* [INFORMATION SUPPLIED]
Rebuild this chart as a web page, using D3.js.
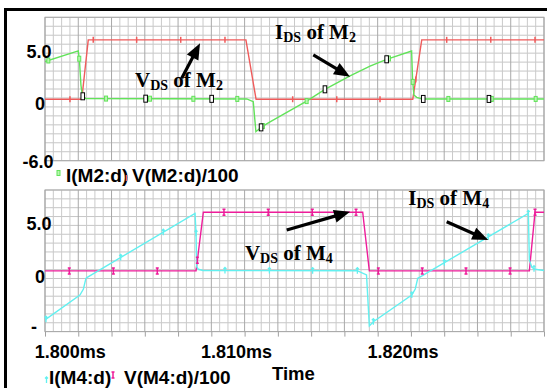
<!DOCTYPE html>
<html><head><meta charset="utf-8">
<script src="https://cdn.jsdelivr.net/npm/d3@7"></script>
<style>body{margin:0;background:#fff;}svg{display:block;}</style>
</head><body>
<svg id="c" width="547" height="388"></svg>
<script>
// ---- data (time in microseconds) ----
const xDomain = [1798, 1828];
const xLabelTicks = [1800, 1810, 1820];
const xLabels = ["1.800ms", "1.810ms", "1.820ms"];
const yTicks = [5, 0, -6];
const topYLabels = ["5.0", "0", "-6.0"];
const botYLabels = ["5.0", "0", "-"];

// I(M2:d)
const iM2T = [1798.0, 1800.0, 1800.07, 1800.16, 1800.25, 1800.46, 1810.13, 1810.52, 1810.68, 1811.03, 1811.53, 1813.73, 1814.83, 1816.34, 1817.54, 1818.54, 1820.04, 1820.10, 1820.18, 1820.35, 1820.67, 1828.0];
const iM2V = [3.68, 4.72, 3.83, 1.39, 0.31, 0.07, 0.03, -0.24, -3.17, -2.69, -2.20, -0.18, 0.97, 2.27, 3.24, 3.90, 4.71, 1.88, 0.41, 0.19, 0.03, 0.03];
// V(M2:d)/100
const vM2T = [1798.0, 1800.21, 1800.60, 1810.08, 1810.69, 1820.11, 1820.65, 1828.0];
const vM2V = [0, 0, 5.8, 5.8, 0, 0, 5.8, 5.8];
// I(M4:d)
const iM4T = [1798.0, 1800.10, 1800.31, 1800.46, 1800.54, 1807.02, 1807.08, 1807.12, 1807.22, 1807.50, 1816.77, 1817.33, 1817.50, 1817.74, 1820.05, 1820.26, 1820.41, 1820.51, 1827.06, 1827.12, 1827.27, 1827.46, 1828.0];
const iM4V = [-4.85, -2.38, -1.79, -0.73, -0.63, 5.69, 3.72, 0.42, 0.16, 0.04, 0.02, -0.40, -5.44, -5.02, -2.38, -1.79, -0.73, -0.63, 5.69, 1.08, 0.36, 0.16, 0.04];
// V(M4:d)/100
const vM4T = [1798.0, 1807.08, 1807.52, 1817.10, 1817.50, 1827.12, 1827.46, 1828.0];
const vM4V = [0, 0, 5.8, 5.8, 0, 0, 5.8, 5.8];

// trace symbol positions (times)
const vM2Marks = [1799.50, 1800.90, 1803.51, 1806.16, 1808.82, 1812.89, 1815.54, 1818.14, 1820.29, 1822.15, 1824.80, 1827.46];
const iM2Marks = [1798.20, 1800.06, 1801.67, 1804.31, 1806.92, 1809.56, 1811.10, 1813.73, 1818.68, 1820.11, 1822.25, 1824.86, 1827.50];
const cursorMarks = [1800.27, 1804.05, 1808.02, 1810.99, 1814.83, 1818.54, 1820.74, 1824.69];
const vM4Marks = [1799.46, 1802.11, 1804.75, 1807.16, 1808.76, 1811.42, 1814.07, 1816.70, 1818.04, 1820.68, 1823.31, 1825.96, 1827.46];
const iM4Marks = [1798.06, 1802.55, 1805.11, 1807.08, 1808.82, 1811.49, 1814.09, 1816.78, 1817.74, 1820.05, 1822.01, 1824.65, 1827.06, 1827.40];

const C = {red:"#ef5b5b", green:"#62e35a", mag:"#ee1c9a", cyan:"#62f0f0"};

const svg = d3.select("#c");
svg.append("rect").attr("width",547).attr("height",388).attr("fill","#fff");

const X0 = 45, X1 = 544;
const x = d3.scaleLinear().domain(xDomain).range([X0, X1]);
const yTop = d3.scaleLinear().domain([-6, 8]).range([160.7, 17.3]);
const yBot = d3.scaleLinear().domain([-6, 8]).range([331.6, 190.0]);

function grid(y) {
  const g = svg.append("g");
  const [b, t] = y.range();
  d3.range(17).forEach(i => {
    const yy = t + (b - t) * i / 16;
    g.append("line").attr("x1", X0).attr("x2", X1).attr("y1", yy).attr("y2", yy)
      .attr("stroke", "#c6c6c6").attr("stroke-width", 1);
  });
  d3.range(61).forEach(k => {
    const xx = x(xDomain[0] + k * 0.5);
    g.append("line").attr("x1", xx).attr("x2", xx).attr("y1", t).attr("y2", b)
      .attr("stroke", k % 4 === 0 ? "#a9a9a9" : "#cacaca").attr("stroke-width", 1);
  });
  g.append("rect").attr("x", X0).attr("y", t).attr("width", X1 - X0).attr("height", b - t)
    .attr("fill", "none").attr("stroke", "#a8a8a8");
}
grid(yTop); grid(yBot);

function clip(id, y) {
  const [b, t] = y.range();
  svg.append("clipPath").attr("id", id).append("rect")
    .attr("x", X0).attr("y", t - 2).attr("width", X1 - X0 + 3).attr("height", b - t + 4);
}
clip("cTop", yTop); clip("cBot", yBot);

function trace(T, V, y, color, cl) {
  const line = d3.line().x(d => x(d[0])).y(d => y(d[1]));
  svg.append("path").attr("d", line(d3.zip(T, V))).attr("fill", "none")
    .attr("stroke", color).attr("stroke-width", 1.4).attr("clip-path", `url(#${cl})`);
}
trace(vM2T, vM2V, yTop, C.red, "cTop");
trace(iM2T, iM2V, yTop, C.green, "cTop");
trace(vM4T, vM4V, yBot, C.mag, "cBot");
trace(iM4T, iM4V, yBot, C.cyan, "cBot");

function interp(T, V) { return d3.scaleLinear().domain(T).range(V).clamp(true); }

function sym(g, kind, cx, cy) {
  if (kind === "red") {
    g.append("line").attr("x1", cx).attr("x2", cx).attr("y1", cy - 3).attr("y2", cy + 3)
      .attr("stroke", C.red).attr("stroke-width", 1.5);
  } else if (kind === "green") {
    g.append("rect").attr("x", cx - 1.5).attr("y", cy - 2.5).attr("width", 3).attr("height", 5)
      .attr("fill", "#b8f5b0").attr("stroke", C.green).attr("stroke-width", 1);
  } else if (kind === "black") {
    g.append("rect").attr("x", cx - 1.8).attr("y", cy - 3.5).attr("width", 3.6).attr("height", 7)
      .attr("fill", "#fff").attr("stroke", "#000").attr("stroke-width", 1);
  } else if (kind === "mag") {
    g.append("path").attr("d", `M${cx-1.5},${cy-3}H${cx+1.5}M${cx},${cy-3}V${cy+3}M${cx-1.5},${cy+3}H${cx+1.5}`)
      .attr("stroke", C.mag).attr("stroke-width", 1.5).attr("fill", "none");
  } else if (kind === "cyan") {
    g.append("path").attr("d", `M${cx},${cy-3}V${cy+3}M${cx-1.5},${cy-1.5}L${cx},${cy-3}L${cx+1.5},${cy-1.5}`)
      .attr("stroke", C.cyan).attr("stroke-width", 1.3).attr("fill", "none");
  }
}
function marks(times, T, V, y, kind) {
  const f = interp(T, V);
  const g = svg.append("g");
  times.forEach(t => sym(g, kind, x(t), y(f(t))));
}
marks(vM2Marks, vM2T, vM2V, yTop, "red");
marks(iM2Marks, iM2T, iM2V, yTop, "green");
marks(cursorMarks, iM2T, iM2V, yTop, "black");
marks(vM4Marks, vM4T, vM4V, yBot, "mag");
marks(iM4Marks, iM4T, iM4V, yBot, "cyan");

// axes
const axisFont = "bold 18px 'Liberation Sans', Arial, sans-serif";
function yAxis(y, labels, dyMap, xMap) {
  const ax = d3.axisLeft(y).tickValues(yTicks).tickSize(0)
    .tickFormat((d, i) => labels[i]);
  const g = svg.append("g").attr("transform", `translate(${X0},0)`).call(ax);
  g.select(".domain").remove();
  g.selectAll("text").style("font", axisFont).attr("fill", "#000")
    .attr("text-anchor", "middle")
    .attr("x", (d, i) => xMap[i])
    .attr("dy", (d, i) => dyMap[i]);
}
yAxis(yTop, topYLabels, [9.6, 10.7, 7.0], [-6, -5, -7]);
yAxis(yBot, botYLabels, [9.4, 11.6, 0.5], [-6, -5, -11]);

const xa = d3.axisBottom(x).tickValues(d3.range(1798, 1829, 2)).tickSize(5).tickSizeOuter(0)
  .tickPadding(9)
  .tickFormat(d => { const i = xLabelTicks.indexOf(d); return i >= 0 ? xLabels[i] : ""; });
const gx = svg.append("g").attr("transform", `translate(0,${yBot.range()[0]})`).call(xa);
gx.select(".domain").remove();
gx.selectAll("line").attr("stroke", "#a0a0a0");
gx.selectAll("text").style("font", axisFont).attr("fill", "#000").attr("dx", -8.5);

// legends
const legFont = "bold 19px 'Liberation Sans', Arial, sans-serif";
function legText(tx, ty, s) {
  svg.append("text").attr("x", tx).attr("y", ty).text(s).style("font", legFont).attr("fill", "#000");
}
legText(66, 182, "I(M2:d)");
legText(132, 182, "V(M2:d)/100");
sym(svg, "green", 58.5, 173);
sym(svg, "red", 126.5, 178);
legText(49, 384, "I(M4:d)");
legText(124, 384, "V(M4:d)/100");
sym(svg, "cyan", 46.5, 380);
sym(svg, "mag", 113, 375);
svg.append("text").attr("x", 272).attr("y", 380).text("Time")
  .style("font", "bold 18.5px 'Liberation Sans', Arial, sans-serif").attr("fill", "#000");

// annotations (placed in data coordinates)
const annFont = "'Liberation Serif', 'Times New Roman', serif";
function ann(t, v, y, main, sub1, mid, sub2) {
  const tx = svg.append("text").attr("x", x(t)).attr("y", y(v))
    .style("font-family", annFont).style("font-weight", "bold").style("font-size", "21px").attr("fill", "#000");
  tx.append("tspan").text(main);
  tx.append("tspan").text(sub1).style("font-size", "14px").attr("dy", 3);
  tx.append("tspan").text(mid).attr("dy", -3);
  tx.append("tspan").text(sub2).style("font-size", "14px").attr("dy", 3);
}
ann(1803.41, 1.19, yTop, "V", "DS", " of M", "2");
ann(1811.83, 5.84, yTop, "I", "DS", " of M", "2");
ann(1810.02, 1.06, yBot, "V", "DS", " of M", "4");
ann(1819.84, 6.48, yBot, "I", "DS", " of M", "4");

function arrow(t0, v0, t1, v1, y) {
  const ax0 = x(t0), ay0 = y(v0), ax1 = x(t1), ay1 = y(v1);
  const dx = ax1 - ax0, dy = ay1 - ay0, L = Math.hypot(dx, dy);
  const ux = dx / L, uy = dy / L, hl = 16, hw = 6.5;
  const bx = ax1 - ux * hl, by = ay1 - uy * hl;
  svg.append("line").attr("x1", ax0).attr("y1", ay0).attr("x2", bx + ux * 2).attr("y2", by + uy * 2)
    .attr("stroke", "#000").attr("stroke-width", 3.2);
  svg.append("path").attr("d", `M${ax1},${ay1}L${bx - uy * hw},${by + ux * hw}L${bx + uy * hw},${by - ux * hw}Z`)
    .attr("fill", "#000");
}
arrow(1806.22, 2.04, 1807.32, 5.46, yTop);
arrow(1814.13, 4.32, 1816.34, 2.20, yTop);
arrow(1812.53, 4.04, 1816.34, 5.85, yBot);
arrow(1822.15, 4.86, 1824.65, 3.05, yBot);

// outer frame
svg.append("path").attr("d", "M5.5,388V9.5H547").attr("fill", "none")
  .attr("stroke", "#000").attr("stroke-width", 3);
</script>
</body></html>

* [JOB] Return nothing but the lines running from the start of the data to the line with "const vM4V = [0, 0, 5.8, 5.8, 0, 0, 5.8, 5.8];", please, both ends included and no pictures.

* [RESULT OF THIS TASK]
Rebuild this chart as a web page, using D3.js.
<!DOCTYPE html>
<html><head><meta charset="utf-8">
<script src="https://cdn.jsdelivr.net/npm/d3@7"></script>
<style>body{margin:0;background:#fff;}svg{display:block;}</style>
</head><body>
<svg id="c" width="547" height="388"></svg>
<script>
// ---- data (time in microseconds) ----
const xDomain = [1798, 1828];
const xLabelTicks = [1800, 1810, 1820];
const xLabels = ["1.800ms", "1.810ms", "1.820ms"];
const yTicks = [5, 0, -6];
const topYLabels = ["5.0", "0", "-6.0"];
const botYLabels = ["5.0", "0", "-"];

// I(M2:d)
const iM2T = [1798.0, 1800.0, 1800.07, 1800.16, 1800.25, 1800.46, 1810.13, 1810.52, 1810.68, 1811.03, 1811.53, 1813.73, 1814.83, 1816.34, 1817.54, 1818.54, 1820.04, 1820.10, 1820.18, 1820.35, 1820.67, 1828.0];
const iM2V = [3.68, 4.72, 3.83, 1.39, 0.31, 0.07, 0.03, -0.24, -3.17, -2.69, -2.20, -0.18, 0.97, 2.27, 3.24, 3.90, 4.71, 1.88, 0.41, 0.19, 0.03, 0.03];
// V(M2:d)/100
const vM2T = [1798.0, 1800.21, 1800.60, 1810.08, 1810.69, 1820.11, 1820.65, 1828.0];
const vM2V = [0, 0, 5.8, 5.8, 0, 0, 5.8, 5.8];
// I(M4:d)
const iM4T = [1798.0, 1800.10, 1800.31, 1800.46, 1800.54, 1807.02, 1807.08, 1807.12, 1807.22, 1807.50, 1816.77, 1817.33, 1817.50, 1817.74, 1820.05, 1820.26, 1820.41, 1820.51, 1827.06, 1827.12, 1827.27, 1827.46, 1828.0];
const iM4V = [-4.85, -2.38, -1.79, -0.73, -0.63, 5.69, 3.72, 0.42, 0.16, 0.04, 0.02, -0.40, -5.44, -5.02, -2.38, -1.79, -0.73, -0.63, 5.69, 1.08, 0.36, 0.16, 0.04];
// V(M4:d)/100
const vM4T = [1798.0, 1807.08, 1807.52, 1817.10, 1817.50, 1827.12, 1827.46, 1828.0];
const vM4V = [0, 0, 5.8, 5.8, 0, 0, 5.8, 5.8];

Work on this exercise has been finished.